Sağlık bakanlığı bir tarafta: "Sosyal mesafeye dikkat! Maskeyi takmayı sakın unutmayın! Hijyene fazlası ile önem verin!"  Dememiş de: "Sosyal mesafeyi aldırma, boş ver! Birbirinizle sıkı fıkı olup, kaynaşın! Maskeyi atın, o güzel yüzünüz kapanmasın! Hijyen de neymiş,  o yeni mi çıkmış?" Dercesine her kuralı ayaklar altına alıp, ne yaptınız öyle? (Kurallara uyan, doğayı koruyan, yurttaşlık sorumluluğunu yerine getiren her yurttaşı, bu eleştirilerimin dışında tutuyorum ve normal yaşama dönerken, devletin sıkı bir denetim sağlamasının çok önemli olduğunu düşünüyorum.

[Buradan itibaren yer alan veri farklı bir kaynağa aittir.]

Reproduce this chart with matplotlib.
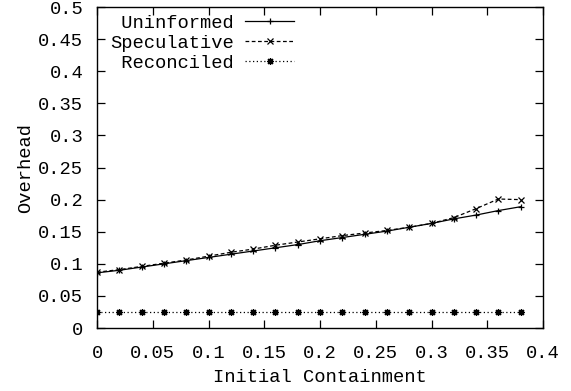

Eğer:(Saldım çayıra Mevla kayıra) yöntemi ile normalleşme beklenirse, insanın aklına: "Beklerim her gün, bu sahillerde mahzun böyle ben." diye başlayan şarkı gelir.  O zaman da tablo çok kısa sürede değişir. Dilerim yanılırım.

 Dün bir yurttaşın maske takışını gördüm ve şaşkına döndüm. Güleyim mi, ağlayayım mı bilemedim. İyi ki, yüzümde maske vardı, adam güldüğümü görse, Muğla ağzı ile: "Ne va? Ne gülüpdurun? Ayı mı, oynepduru?" Diye sorsa, mahcup duruma düşerdim. Şahsın, maskesi aynen papyon'a benzemiş ve bıyık bölgesinde duruyor!(Nasıl becerdin be adam? İsteyerek yapılsa vallahi bu kadar denk gelmez.) Burnu ile üst dudağının arasına kondurmuş. Bir maske vallahi bu kadar rezil edilir! Yine Muğla ağzı ile: "Ben böölü bişee görmedim. Adam masgeyi, tamışedmiş!"